** Begin Supplied information **

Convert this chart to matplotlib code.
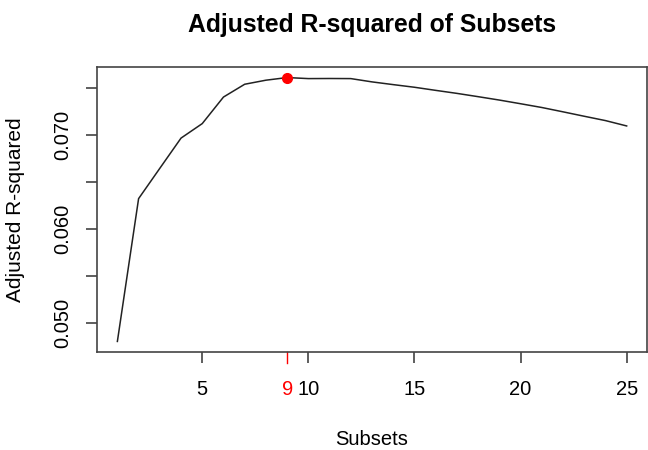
import numpy as np
import matplotlib
matplotlib.use('Agg')
import matplotlib.pyplot as plt

plt.rcParams['font.family'] = ['Liberation Sans', 'DejaVu Sans']

# adjusted R-squared for best subset of each size
subsets = list(range(1, 26))
adj_r2 = [0.04804, 0.06321, 0.06643, 0.06964, 0.07118, 0.07400, 0.07536,
          0.07579, 0.07607, 0.07596, 0.07597, 0.07596, 0.07561, 0.07532,
          0.07504, 0.07471, 0.07439, 0.07404, 0.07368, 0.07329, 0.07289,
          0.07243, 0.07196, 0.07150, 0.07093]
x_ticks = [5, 10, 15, 20, 25]
y_ticks = [0.050, 0.055, 0.060, 0.065, 0.070, 0.075]
y_ticklabels = ['0.050', '', '0.060', '', '0.070', '']

best = subsets[int(np.argmax(adj_r2))]
best_val = max(adj_r2)

fig = plt.figure(figsize=(6.48, 4.5), dpi=100)
ax = fig.add_axes([0.1497, 0.2178, 0.8488, 0.6333])

ax.plot(subsets, adj_r2, color='#222222', lw=1.1)
ax.plot(best, best_val, 'o', color='red', ms=7)

# R style limits: 4% padding
xr = max(subsets) - min(subsets)
yr = max(adj_r2) - min(adj_r2)
ax.set_xlim(min(subsets) - 0.04 * xr, max(subsets) + 0.04 * xr)
ax.set_ylim(min(adj_r2) - 0.04 * yr, max(adj_r2) + 0.04 * yr)

ax.set_xticks(sorted(x_ticks + [best]))
ax.set_yticks(y_ticks)
ax.set_yticklabels(y_ticklabels)
ax.tick_params(axis='both', length=8, width=1.1, color='#333333',
               labelsize=14.5)
ax.tick_params(axis='x', pad=12)
ax.tick_params(axis='y', pad=10)
plt.setp(ax.get_yticklabels(), rotation=90, va='center', ha='right')

# best subset tick in red
for loc, tick in zip(ax.get_xticks(), ax.xaxis.get_major_ticks()):
    if loc == best:
        tick.tick1line.set_visible(False)
        tick.label1.set_color('red')
ax.plot([best, best], [0, -8 / 72 * 100 / 285], color='red', lw=1.0,
        transform=ax.get_xaxis_transform(), clip_on=False)

for s in ax.spines.values():
    s.set_linewidth(1.2)
    s.set_color('#444444')

ax.set_title('Adjusted R-squared of Subsets', fontsize=17.8,
             fontweight='bold', pad=25)
ax.set_xlabel('Subsets', fontsize=14.5)
ax.set_ylabel('Adjusted R-squared', fontsize=15)
ax.xaxis.label.set_va('center')
ax.xaxis.set_label_coords(0.5, (352 - 440) / 285)
ax.yaxis.label.set_va('center')
ax.yaxis.set_label_coords((15 - 97) / 550, 0.5)

fig.savefig('out.png', dpi=100)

** End Supplied information **

Repeat, word for word and with no pictures, only the lines running from the beginning of the data to the line that contains "best_val = max(adj_r2)".

Convert this chart to matplotlib code.
import numpy as np
import matplotlib
matplotlib.use('Agg')
import matplotlib.pyplot as plt

plt.rcParams['font.family'] = ['Liberation Sans', 'DejaVu Sans']

# adjusted R-squared for best subset of each size
subsets = list(range(1, 26))
adj_r2 = [0.04804, 0.06321, 0.06643, 0.06964, 0.07118, 0.07400, 0.07536,
          0.07579, 0.07607, 0.07596, 0.07597, 0.07596, 0.07561, 0.07532,
          0.07504, 0.07471, 0.07439, 0.07404, 0.07368, 0.07329, 0.07289,
          0.07243, 0.07196, 0.07150, 0.07093]
x_ticks = [5, 10, 15, 20, 25]
y_ticks = [0.050, 0.055, 0.060, 0.065, 0.070, 0.075]
y_ticklabels = ['0.050', '', '0.060', '', '0.070', '']

best = subsets[int(np.argmax(adj_r2))]
best_val = max(adj_r2)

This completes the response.